New Mixture of Experts Architecture! Alibaba Open-Sources Qwen3-Next, Reducing Training Costs by 90%

Alibaba Tongyi team open-sourced the next-generation Large Language Model architecture, Qwen3-Next. The model has a total of 80B parameters but activates only 3B parameters, achieving a breakthrough in reducing training costs by 90% and increasing inference throughput by more than 10 times. Its core innovations include: a Hybrid Attention Mechanism combining Gated DeltaNet and Gated Attention, designed to optimize Long Context processing; an extremely Sparse MoE Structure with 512 experts, 10 routing experts, and 1 shared expert, activating only 3.7% of parameters; designs that enhance training stability (such as Zero-Centered Root Mean Square Layer Normalization); and a native Multi-Token Prediction (MTP) mechanism to improve inference efficiency.
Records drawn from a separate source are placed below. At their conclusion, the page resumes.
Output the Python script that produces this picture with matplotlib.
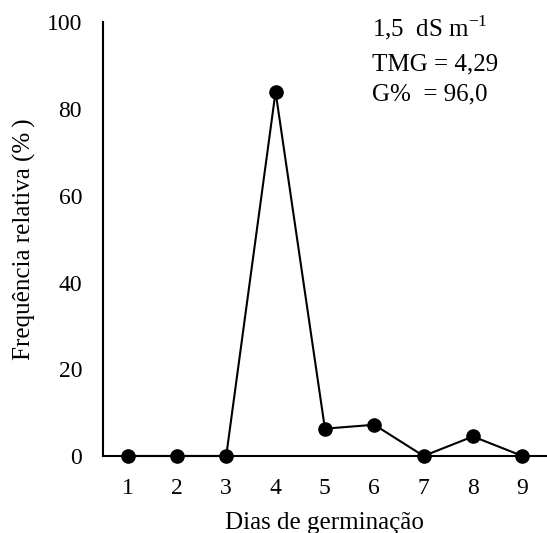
import matplotlib.pyplot as plt

plt.rcParams['font.family'] = ['Liberation Serif', 'DejaVu Serif']
plt.rcParams['mathtext.fontset'] = 'custom'
plt.rcParams['mathtext.rm'] = 'Liberation Serif'

# Dados
dias = [1, 2, 3, 4, 5, 6, 7, 8, 9]
frequencia = [0, 0, 0, 84.0, 6.3, 7.2, 0, 4.5, 0]
xticks = [1, 2, 3, 4, 5, 6, 7, 8, 9]
yticks = [0, 20, 40, 60, 80, 100]

fig = plt.figure(figsize=(5.47, 5.33), dpi=100)
ax = fig.add_axes([0.188, 0.1445, 0.812, 0.8135])

ax.plot(dias, frequencia, color='black', lw=1.5, marker='o', markersize=9.5,
        clip_on=False, zorder=3)

ax.set_xlim(0.5, 9.5)
ax.set_ylim(0, 100)
ax.set_xticks(xticks)
ax.set_yticks(yticks)
ax.tick_params(length=0, labelsize=17, colors='black')
ax.tick_params(axis='x', pad=15.5)
ax.tick_params(axis='y', pad=15)

for s in ['top', 'right']:
    ax.spines[s].set_visible(False)
for s in ['left', 'bottom']:
    ax.spines[s].set_linewidth(1.5)
    ax.spines[s].set_color('black')

ax.set_xlabel('Dias de germinação', fontsize=18, labelpad=10)
ax.set_ylabel('Frequência relativa (%\u2009)', fontsize=18, labelpad=8)

ax.text(0.606, 0.967, r'1,5  dS m$^{\mathregular{-1}}$', transform=ax.transAxes,
        fontsize=18, va='baseline', ha='left')
ax.text(0.606, 0.890, 'TMG = 4,29', transform=ax.transAxes,
        fontsize=18, va='baseline', ha='left')
ax.text(0.606, 0.821, 'G%  = 96,0', transform=ax.transAxes,
        fontsize=18, va='baseline', ha='left')

fig.savefig('out.png', dpi=100)
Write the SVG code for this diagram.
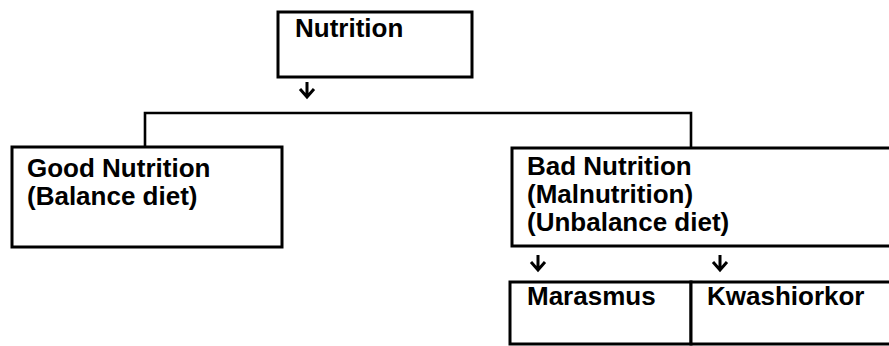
<svg xmlns="http://www.w3.org/2000/svg" width="889" height="346" viewBox="0 0 889 346">
<style>
.box{fill:#fff;stroke:#000;stroke-width:3}
.t{font-family:"Liberation Sans",Arial,sans-serif;font-weight:bold;font-size:26px;fill:#000}
.c{fill:none;stroke:#000;stroke-width:2.6}
.a{fill:none;stroke:#000;stroke-width:3;stroke-linejoin:miter}
</style>
<rect width="889" height="346" fill="#fff"/>
<g id="connectors">
<path class="c" d="M145,147 V113 H691 V148"/>
<path class="a" d="M307,82 V97 M300,89 L307,97 L314,89"/>
<path class="a" d="M538,255 V270 M531,262 L538,270 L545,262"/>
<path class="a" d="M720,255 V270 M713,262 L720,270 L727,262"/>
</g>
<g id="nutrition">
<rect class="box" x="278" y="12" width="194" height="65"/>
<text class="t" x="295" y="37">Nutrition</text>
</g>
<g id="good-nutrition">
<rect class="box" x="12" y="147" width="270" height="100"/>
<text class="t" x="27" y="177">Good Nutrition</text>
<text class="t" x="27" y="205">(Balance diet)</text>
</g>
<g id="bad-nutrition">
<rect class="box" x="512" y="148" width="383" height="98"/>
<text class="t" x="527" y="175">Bad Nutrition</text>
<text class="t" x="527" y="203">(Malnutrition)</text>
<text class="t" x="527" y="231">(Unbalance diet)</text>
</g>
<g id="marasmus">
<rect class="box" x="510" y="282" width="181" height="62"/>
<text class="t" x="527" y="305">Marasmus</text>
</g>
<g id="kwashiorkor">
<rect class="box" x="691" y="282" width="204" height="62"/>
<text class="t" x="707" y="305">Kwashiorkor</text>
</g>
</svg>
The Qwen3-Next-80B-A3B model rivals the Qwen3 flagship version in performance and outperforms State-of-the-Art (SOTA) Dense Models in multiple evaluations, demonstrating extremely high training and inference cost-effectiveness. The model has been open-sourced and launched on platforms such as Hugging Face, providing an efficient solution for future trends in Large Language Models (Context Length (上下文长度) and Parameter Scaling (参数量扩展)).